---------- Records provided ----------

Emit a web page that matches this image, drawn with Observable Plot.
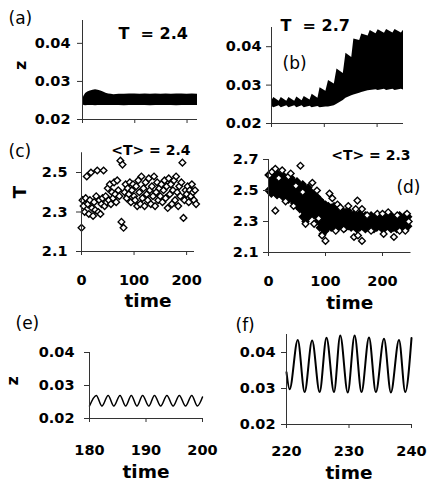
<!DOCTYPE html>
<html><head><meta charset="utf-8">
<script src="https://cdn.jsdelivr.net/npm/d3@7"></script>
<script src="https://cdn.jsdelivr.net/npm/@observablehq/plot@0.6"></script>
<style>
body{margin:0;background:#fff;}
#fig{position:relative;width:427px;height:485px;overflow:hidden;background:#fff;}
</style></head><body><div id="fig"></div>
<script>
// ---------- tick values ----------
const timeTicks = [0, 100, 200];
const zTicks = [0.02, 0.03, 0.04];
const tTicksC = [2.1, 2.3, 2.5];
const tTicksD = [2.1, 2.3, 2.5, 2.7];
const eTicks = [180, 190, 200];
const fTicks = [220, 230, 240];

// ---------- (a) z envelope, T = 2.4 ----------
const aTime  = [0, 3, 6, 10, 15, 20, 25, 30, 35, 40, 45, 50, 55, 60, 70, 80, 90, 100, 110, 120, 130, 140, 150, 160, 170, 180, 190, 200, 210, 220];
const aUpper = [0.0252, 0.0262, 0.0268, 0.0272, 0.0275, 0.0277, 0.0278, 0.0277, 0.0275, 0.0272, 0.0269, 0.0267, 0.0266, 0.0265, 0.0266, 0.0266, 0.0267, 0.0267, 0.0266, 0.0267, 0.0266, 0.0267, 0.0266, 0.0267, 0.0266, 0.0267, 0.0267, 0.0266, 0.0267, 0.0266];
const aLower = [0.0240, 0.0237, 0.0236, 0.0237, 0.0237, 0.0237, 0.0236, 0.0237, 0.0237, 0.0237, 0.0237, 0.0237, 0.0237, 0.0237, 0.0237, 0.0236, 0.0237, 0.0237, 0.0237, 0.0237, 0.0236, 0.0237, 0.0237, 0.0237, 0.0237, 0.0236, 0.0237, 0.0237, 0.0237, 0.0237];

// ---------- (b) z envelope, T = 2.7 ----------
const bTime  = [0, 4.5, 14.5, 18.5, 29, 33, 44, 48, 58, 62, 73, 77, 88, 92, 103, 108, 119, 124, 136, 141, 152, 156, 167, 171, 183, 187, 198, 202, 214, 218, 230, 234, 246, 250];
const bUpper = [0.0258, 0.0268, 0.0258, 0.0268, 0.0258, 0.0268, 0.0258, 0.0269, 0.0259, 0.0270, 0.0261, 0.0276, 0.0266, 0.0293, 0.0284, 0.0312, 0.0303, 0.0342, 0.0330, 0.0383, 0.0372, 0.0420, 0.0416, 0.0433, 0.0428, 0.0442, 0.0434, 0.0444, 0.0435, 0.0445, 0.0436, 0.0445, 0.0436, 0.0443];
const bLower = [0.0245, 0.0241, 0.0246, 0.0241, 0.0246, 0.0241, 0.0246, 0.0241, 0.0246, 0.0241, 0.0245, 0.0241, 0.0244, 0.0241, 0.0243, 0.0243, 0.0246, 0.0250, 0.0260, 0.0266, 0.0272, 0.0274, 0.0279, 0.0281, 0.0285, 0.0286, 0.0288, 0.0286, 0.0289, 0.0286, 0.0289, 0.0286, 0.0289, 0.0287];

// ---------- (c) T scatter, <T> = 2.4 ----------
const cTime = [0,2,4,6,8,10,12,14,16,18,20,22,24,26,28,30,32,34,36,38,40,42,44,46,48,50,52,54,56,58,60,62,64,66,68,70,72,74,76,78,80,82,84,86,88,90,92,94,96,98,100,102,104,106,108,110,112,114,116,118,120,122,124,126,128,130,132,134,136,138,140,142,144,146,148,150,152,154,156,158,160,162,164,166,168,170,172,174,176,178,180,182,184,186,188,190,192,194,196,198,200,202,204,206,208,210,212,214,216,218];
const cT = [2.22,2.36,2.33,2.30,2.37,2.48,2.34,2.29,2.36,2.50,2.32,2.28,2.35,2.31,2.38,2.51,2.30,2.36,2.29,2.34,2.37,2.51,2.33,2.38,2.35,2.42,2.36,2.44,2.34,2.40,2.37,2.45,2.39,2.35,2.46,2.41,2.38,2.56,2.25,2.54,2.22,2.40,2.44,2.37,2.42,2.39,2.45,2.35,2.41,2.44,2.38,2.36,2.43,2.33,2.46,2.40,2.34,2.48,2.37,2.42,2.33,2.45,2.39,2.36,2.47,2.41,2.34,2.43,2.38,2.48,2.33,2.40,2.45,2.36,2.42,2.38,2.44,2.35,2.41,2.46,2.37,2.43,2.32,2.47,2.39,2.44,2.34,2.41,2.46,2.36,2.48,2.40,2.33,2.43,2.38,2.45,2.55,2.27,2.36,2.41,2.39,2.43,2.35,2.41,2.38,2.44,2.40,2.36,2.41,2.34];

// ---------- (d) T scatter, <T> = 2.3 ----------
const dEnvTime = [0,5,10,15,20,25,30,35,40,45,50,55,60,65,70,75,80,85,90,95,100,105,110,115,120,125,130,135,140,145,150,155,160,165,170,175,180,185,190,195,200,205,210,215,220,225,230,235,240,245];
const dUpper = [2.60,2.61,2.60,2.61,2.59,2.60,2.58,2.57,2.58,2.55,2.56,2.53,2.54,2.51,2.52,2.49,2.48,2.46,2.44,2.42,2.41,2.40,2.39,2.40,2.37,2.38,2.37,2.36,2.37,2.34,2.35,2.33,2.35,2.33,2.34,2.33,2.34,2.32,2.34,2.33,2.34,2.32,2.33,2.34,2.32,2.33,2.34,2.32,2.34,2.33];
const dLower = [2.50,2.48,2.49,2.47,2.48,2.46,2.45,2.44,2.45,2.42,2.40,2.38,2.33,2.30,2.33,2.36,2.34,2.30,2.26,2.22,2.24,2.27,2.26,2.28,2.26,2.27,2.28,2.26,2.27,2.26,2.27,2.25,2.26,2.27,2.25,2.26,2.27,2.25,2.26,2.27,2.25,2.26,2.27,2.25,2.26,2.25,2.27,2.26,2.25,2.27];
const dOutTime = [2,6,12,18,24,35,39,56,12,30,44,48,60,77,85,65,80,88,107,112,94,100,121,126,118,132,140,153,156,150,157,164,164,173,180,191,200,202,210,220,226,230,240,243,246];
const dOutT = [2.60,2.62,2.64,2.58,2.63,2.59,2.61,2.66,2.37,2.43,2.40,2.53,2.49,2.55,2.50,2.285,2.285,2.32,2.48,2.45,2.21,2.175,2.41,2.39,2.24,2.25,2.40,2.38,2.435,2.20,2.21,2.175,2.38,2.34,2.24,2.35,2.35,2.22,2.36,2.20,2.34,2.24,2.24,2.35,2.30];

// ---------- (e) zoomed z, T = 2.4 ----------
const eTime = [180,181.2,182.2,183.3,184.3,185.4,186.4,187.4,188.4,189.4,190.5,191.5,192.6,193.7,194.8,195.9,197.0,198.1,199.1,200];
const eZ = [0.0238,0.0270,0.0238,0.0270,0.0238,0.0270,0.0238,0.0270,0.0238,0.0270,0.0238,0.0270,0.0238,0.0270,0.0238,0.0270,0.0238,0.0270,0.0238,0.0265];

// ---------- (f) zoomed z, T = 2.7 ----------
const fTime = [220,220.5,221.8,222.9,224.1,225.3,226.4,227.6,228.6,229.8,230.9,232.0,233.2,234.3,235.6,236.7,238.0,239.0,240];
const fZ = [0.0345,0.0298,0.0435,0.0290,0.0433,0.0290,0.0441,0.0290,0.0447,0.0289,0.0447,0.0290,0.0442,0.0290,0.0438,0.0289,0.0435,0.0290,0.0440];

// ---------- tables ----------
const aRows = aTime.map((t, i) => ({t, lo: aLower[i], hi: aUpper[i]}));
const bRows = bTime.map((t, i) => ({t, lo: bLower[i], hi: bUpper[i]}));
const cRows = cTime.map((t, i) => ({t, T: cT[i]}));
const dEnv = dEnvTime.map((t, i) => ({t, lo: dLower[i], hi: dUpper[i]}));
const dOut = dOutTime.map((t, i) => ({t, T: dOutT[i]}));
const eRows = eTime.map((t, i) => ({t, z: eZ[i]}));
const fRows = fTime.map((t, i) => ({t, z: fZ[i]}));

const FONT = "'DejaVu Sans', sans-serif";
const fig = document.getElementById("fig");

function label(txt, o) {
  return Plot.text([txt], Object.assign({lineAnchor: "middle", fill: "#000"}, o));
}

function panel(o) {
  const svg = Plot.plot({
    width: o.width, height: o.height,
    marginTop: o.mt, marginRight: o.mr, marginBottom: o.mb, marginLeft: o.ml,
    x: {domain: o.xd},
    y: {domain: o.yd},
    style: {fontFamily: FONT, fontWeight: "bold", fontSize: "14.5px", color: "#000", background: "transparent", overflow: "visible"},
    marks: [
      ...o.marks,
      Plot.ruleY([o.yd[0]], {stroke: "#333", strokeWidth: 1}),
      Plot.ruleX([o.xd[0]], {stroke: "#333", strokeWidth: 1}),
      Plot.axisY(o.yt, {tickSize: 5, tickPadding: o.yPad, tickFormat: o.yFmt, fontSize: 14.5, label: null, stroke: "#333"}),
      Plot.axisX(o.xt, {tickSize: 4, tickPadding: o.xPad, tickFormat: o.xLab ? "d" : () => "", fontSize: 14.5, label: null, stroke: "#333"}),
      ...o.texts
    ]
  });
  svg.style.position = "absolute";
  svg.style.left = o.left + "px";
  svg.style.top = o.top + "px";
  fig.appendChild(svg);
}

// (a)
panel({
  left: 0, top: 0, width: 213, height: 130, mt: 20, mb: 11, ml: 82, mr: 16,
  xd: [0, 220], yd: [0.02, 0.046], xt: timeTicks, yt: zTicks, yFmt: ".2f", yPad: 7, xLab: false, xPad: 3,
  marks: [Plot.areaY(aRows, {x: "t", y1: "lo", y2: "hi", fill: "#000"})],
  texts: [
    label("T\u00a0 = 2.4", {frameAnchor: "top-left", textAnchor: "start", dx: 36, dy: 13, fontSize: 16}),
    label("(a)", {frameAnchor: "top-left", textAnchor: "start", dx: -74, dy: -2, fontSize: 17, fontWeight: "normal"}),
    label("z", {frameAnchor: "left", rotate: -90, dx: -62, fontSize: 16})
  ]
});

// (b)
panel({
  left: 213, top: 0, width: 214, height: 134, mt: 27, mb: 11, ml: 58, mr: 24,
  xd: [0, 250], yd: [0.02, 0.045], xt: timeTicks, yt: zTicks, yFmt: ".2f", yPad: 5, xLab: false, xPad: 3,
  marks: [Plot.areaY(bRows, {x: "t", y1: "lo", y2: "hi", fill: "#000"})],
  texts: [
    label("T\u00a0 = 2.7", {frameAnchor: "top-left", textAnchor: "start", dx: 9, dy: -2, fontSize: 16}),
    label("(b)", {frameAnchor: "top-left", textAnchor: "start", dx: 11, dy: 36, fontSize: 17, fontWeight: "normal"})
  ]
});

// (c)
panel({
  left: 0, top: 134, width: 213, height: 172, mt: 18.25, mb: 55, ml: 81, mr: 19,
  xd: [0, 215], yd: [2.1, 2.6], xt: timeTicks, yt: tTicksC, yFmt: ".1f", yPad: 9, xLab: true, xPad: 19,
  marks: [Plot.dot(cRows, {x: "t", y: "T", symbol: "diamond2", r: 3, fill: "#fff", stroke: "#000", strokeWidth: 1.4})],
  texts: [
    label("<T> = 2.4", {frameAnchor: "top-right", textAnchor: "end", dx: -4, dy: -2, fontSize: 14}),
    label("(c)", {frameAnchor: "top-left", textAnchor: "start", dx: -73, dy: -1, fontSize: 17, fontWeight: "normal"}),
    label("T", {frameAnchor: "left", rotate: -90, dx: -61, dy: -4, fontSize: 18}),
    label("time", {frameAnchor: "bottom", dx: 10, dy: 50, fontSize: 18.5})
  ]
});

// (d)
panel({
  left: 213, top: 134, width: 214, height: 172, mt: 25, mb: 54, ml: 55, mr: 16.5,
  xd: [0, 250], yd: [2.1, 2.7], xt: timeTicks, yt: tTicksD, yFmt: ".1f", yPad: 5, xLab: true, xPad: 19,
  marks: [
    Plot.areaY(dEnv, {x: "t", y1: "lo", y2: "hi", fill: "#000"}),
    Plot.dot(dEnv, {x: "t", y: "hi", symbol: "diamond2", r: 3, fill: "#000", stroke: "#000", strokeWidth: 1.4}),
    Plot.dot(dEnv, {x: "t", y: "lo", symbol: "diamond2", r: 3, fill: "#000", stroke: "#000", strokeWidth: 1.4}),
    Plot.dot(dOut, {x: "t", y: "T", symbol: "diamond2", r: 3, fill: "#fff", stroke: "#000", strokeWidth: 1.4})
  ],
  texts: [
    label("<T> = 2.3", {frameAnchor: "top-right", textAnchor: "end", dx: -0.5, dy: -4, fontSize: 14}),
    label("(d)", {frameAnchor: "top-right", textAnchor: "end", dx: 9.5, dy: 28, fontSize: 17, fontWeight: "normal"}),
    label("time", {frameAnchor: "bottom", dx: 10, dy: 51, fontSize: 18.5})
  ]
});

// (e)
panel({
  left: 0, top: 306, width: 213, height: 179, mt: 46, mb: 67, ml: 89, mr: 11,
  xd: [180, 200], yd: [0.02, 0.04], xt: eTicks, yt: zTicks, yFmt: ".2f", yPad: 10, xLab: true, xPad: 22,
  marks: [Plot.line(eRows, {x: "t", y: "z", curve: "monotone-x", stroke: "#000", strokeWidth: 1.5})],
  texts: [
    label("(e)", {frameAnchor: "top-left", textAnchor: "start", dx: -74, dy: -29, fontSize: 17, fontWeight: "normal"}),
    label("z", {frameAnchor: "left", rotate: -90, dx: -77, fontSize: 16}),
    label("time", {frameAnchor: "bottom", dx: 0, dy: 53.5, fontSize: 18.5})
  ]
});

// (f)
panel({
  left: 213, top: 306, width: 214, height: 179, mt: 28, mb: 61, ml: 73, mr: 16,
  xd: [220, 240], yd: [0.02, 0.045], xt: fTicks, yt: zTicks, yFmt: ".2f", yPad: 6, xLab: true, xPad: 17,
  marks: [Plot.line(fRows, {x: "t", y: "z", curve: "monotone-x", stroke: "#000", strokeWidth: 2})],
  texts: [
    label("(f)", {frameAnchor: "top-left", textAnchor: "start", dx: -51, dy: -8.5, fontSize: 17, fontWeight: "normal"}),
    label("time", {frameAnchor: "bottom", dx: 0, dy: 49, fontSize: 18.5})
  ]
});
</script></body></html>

----------
---------- Records provided ----------

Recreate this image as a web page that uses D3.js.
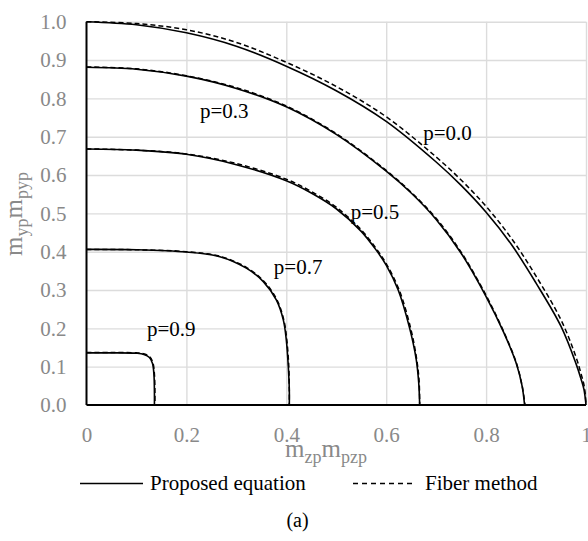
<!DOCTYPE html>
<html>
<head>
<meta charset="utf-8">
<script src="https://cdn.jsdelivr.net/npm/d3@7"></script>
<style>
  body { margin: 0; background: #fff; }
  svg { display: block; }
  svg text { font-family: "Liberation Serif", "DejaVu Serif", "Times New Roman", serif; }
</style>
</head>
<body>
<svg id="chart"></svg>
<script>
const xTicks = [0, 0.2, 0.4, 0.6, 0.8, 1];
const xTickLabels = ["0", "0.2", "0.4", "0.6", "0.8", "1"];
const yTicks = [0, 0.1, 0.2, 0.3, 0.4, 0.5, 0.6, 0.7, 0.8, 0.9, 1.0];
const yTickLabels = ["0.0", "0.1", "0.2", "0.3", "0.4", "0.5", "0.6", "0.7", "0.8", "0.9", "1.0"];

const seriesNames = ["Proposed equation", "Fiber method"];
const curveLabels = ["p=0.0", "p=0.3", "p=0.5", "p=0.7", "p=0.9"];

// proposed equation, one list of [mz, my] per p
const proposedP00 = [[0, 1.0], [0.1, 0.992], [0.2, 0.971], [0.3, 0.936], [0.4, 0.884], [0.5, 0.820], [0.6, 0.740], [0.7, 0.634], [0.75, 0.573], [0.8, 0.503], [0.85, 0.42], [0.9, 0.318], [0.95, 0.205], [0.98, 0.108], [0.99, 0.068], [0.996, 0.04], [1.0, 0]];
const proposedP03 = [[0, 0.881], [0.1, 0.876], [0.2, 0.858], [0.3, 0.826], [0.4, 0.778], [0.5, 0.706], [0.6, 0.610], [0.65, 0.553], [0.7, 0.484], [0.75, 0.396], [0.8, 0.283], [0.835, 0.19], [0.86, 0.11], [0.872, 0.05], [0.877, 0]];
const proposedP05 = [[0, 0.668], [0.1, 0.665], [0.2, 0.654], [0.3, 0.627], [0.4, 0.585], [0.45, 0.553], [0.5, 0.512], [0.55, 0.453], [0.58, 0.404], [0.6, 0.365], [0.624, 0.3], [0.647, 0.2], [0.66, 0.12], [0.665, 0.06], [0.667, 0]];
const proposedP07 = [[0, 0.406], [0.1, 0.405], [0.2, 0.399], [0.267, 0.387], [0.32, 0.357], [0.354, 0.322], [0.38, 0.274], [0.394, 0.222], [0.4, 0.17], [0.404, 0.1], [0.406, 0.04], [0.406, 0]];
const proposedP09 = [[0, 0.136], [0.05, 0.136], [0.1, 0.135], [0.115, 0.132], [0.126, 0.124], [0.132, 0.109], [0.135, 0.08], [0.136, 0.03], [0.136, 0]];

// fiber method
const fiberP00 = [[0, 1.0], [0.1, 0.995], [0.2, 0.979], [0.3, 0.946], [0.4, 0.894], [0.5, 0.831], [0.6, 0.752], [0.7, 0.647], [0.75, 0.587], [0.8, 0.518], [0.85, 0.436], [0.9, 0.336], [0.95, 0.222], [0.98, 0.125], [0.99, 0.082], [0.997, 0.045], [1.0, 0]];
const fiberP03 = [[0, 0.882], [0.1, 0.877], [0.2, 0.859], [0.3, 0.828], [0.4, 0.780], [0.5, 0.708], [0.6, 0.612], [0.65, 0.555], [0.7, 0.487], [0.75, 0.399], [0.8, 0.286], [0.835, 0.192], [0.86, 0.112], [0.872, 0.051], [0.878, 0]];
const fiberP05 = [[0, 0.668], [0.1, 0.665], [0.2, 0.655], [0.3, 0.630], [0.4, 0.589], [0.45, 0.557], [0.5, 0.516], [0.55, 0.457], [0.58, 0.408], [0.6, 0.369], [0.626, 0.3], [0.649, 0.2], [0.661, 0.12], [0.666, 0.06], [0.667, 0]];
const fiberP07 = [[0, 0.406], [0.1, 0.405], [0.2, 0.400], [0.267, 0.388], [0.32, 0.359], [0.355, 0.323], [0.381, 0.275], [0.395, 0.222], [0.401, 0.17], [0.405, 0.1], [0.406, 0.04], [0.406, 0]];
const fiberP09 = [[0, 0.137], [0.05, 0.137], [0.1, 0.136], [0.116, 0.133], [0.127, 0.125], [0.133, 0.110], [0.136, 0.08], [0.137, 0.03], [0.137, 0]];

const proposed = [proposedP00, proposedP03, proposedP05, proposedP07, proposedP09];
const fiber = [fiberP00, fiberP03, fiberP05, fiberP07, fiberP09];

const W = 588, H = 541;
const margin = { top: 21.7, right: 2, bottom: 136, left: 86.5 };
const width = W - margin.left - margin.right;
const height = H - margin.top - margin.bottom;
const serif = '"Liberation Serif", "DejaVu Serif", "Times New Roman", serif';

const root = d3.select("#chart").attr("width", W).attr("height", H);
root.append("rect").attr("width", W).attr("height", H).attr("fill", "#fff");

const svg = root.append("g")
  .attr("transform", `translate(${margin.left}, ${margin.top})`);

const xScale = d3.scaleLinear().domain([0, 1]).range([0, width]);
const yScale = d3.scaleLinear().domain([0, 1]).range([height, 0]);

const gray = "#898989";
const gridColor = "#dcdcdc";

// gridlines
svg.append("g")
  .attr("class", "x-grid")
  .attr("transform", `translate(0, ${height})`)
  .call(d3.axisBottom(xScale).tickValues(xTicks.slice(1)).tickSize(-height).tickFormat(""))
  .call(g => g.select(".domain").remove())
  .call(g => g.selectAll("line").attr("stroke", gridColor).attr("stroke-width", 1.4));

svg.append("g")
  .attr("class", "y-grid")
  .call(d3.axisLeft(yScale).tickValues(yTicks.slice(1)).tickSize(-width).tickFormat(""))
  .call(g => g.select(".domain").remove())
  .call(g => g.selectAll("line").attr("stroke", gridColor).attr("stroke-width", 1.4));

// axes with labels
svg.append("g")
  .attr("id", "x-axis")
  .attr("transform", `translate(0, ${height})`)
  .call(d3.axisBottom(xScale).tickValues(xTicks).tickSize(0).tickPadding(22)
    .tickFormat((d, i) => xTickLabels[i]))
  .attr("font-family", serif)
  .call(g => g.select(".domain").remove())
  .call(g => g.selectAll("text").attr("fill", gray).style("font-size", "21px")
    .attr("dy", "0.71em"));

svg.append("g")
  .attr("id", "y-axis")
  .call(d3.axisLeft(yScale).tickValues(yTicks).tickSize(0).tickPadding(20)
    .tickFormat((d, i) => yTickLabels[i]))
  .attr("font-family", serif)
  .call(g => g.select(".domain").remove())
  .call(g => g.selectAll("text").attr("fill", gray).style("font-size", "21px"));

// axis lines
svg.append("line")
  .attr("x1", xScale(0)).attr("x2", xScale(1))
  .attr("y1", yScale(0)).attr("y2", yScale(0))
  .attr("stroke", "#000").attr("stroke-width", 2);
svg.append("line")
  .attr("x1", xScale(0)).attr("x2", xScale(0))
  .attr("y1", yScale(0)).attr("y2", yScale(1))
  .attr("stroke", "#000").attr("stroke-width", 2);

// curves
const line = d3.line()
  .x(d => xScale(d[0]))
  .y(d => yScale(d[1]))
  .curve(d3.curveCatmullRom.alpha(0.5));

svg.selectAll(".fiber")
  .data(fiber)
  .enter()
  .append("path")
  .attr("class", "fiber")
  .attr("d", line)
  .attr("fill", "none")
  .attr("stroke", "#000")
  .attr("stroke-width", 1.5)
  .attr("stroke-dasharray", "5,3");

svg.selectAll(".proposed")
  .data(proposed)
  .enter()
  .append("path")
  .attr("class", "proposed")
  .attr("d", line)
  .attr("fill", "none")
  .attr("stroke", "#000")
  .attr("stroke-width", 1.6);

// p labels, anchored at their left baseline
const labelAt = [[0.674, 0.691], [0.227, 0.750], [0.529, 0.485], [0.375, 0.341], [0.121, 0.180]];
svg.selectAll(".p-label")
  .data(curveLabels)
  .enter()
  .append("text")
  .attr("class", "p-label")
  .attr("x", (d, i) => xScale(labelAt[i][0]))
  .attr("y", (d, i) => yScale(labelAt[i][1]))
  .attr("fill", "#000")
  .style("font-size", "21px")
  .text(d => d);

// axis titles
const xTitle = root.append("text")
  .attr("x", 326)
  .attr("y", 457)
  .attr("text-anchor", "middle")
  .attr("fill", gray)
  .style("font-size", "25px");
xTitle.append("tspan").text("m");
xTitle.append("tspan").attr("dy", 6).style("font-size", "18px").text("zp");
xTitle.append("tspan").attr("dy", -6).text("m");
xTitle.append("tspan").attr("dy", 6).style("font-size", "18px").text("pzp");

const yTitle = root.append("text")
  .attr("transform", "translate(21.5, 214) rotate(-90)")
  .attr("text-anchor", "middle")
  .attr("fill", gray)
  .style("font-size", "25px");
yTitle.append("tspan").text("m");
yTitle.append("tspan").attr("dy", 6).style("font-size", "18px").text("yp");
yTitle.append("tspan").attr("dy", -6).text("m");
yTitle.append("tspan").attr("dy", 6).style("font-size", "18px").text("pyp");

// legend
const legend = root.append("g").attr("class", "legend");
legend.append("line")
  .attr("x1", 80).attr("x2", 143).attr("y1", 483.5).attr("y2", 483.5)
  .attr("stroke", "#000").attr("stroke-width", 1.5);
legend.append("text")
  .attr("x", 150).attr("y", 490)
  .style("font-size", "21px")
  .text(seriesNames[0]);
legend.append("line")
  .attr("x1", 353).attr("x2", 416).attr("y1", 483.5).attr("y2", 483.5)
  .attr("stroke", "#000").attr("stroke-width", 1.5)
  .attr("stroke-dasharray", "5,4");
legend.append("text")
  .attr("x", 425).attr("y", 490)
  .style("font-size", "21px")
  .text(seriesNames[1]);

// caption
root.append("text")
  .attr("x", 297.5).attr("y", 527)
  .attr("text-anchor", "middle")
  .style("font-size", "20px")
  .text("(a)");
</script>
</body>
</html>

----------
---------- Records provided ----------

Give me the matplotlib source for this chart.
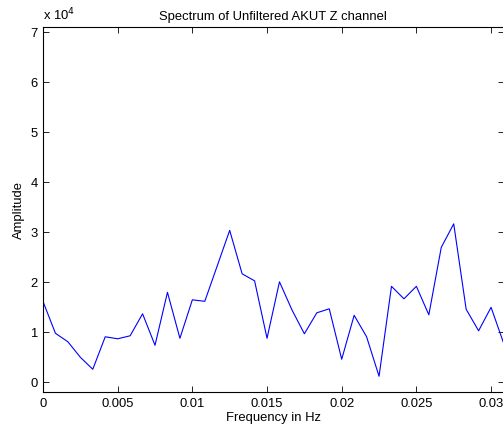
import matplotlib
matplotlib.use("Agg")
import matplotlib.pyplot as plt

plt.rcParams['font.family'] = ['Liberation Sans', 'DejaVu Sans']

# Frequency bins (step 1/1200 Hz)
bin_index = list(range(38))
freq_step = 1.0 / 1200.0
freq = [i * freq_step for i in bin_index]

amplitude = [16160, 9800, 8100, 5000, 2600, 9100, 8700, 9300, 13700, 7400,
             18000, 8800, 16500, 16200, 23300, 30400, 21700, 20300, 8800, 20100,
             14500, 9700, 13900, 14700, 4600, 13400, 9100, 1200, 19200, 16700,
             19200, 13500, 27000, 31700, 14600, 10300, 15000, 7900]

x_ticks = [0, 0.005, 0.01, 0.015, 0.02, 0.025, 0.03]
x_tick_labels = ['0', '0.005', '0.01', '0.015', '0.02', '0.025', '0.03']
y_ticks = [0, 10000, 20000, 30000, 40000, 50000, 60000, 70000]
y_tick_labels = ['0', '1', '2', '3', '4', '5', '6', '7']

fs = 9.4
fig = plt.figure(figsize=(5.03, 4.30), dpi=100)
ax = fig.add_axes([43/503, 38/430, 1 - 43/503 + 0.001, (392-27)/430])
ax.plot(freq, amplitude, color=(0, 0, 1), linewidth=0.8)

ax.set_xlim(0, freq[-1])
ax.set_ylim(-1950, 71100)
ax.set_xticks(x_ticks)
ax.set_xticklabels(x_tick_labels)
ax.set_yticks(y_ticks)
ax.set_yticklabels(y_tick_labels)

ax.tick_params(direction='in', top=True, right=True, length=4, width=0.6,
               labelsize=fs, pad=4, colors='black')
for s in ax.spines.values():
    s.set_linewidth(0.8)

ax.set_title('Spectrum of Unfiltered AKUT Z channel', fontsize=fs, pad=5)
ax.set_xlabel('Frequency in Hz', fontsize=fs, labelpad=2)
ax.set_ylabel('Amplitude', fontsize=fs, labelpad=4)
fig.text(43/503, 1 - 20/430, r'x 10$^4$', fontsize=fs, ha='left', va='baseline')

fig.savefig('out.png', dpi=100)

----------

To do -
Quote exactly what appears from the line containing "Emit a web page" through the line containing "const fTicks = [220, 230, 240];", both included, except for the pictures, and nothing more.

Exercise solution -
Emit a web page that matches this image, drawn with Observable Plot.
<!DOCTYPE html>
<html><head><meta charset="utf-8">
<script src="https://cdn.jsdelivr.net/npm/d3@7"></script>
<script src="https://cdn.jsdelivr.net/npm/@observablehq/plot@0.6"></script>
<style>
body{margin:0;background:#fff;}
#fig{position:relative;width:427px;height:485px;overflow:hidden;background:#fff;}
</style></head><body><div id="fig"></div>
<script>
// ---------- tick values ----------
const timeTicks = [0, 100, 200];
const zTicks = [0.02, 0.03, 0.04];
const tTicksC = [2.1, 2.3, 2.5];
const tTicksD = [2.1, 2.3, 2.5, 2.7];
const eTicks = [180, 190, 200];
const fTicks = [220, 230, 240];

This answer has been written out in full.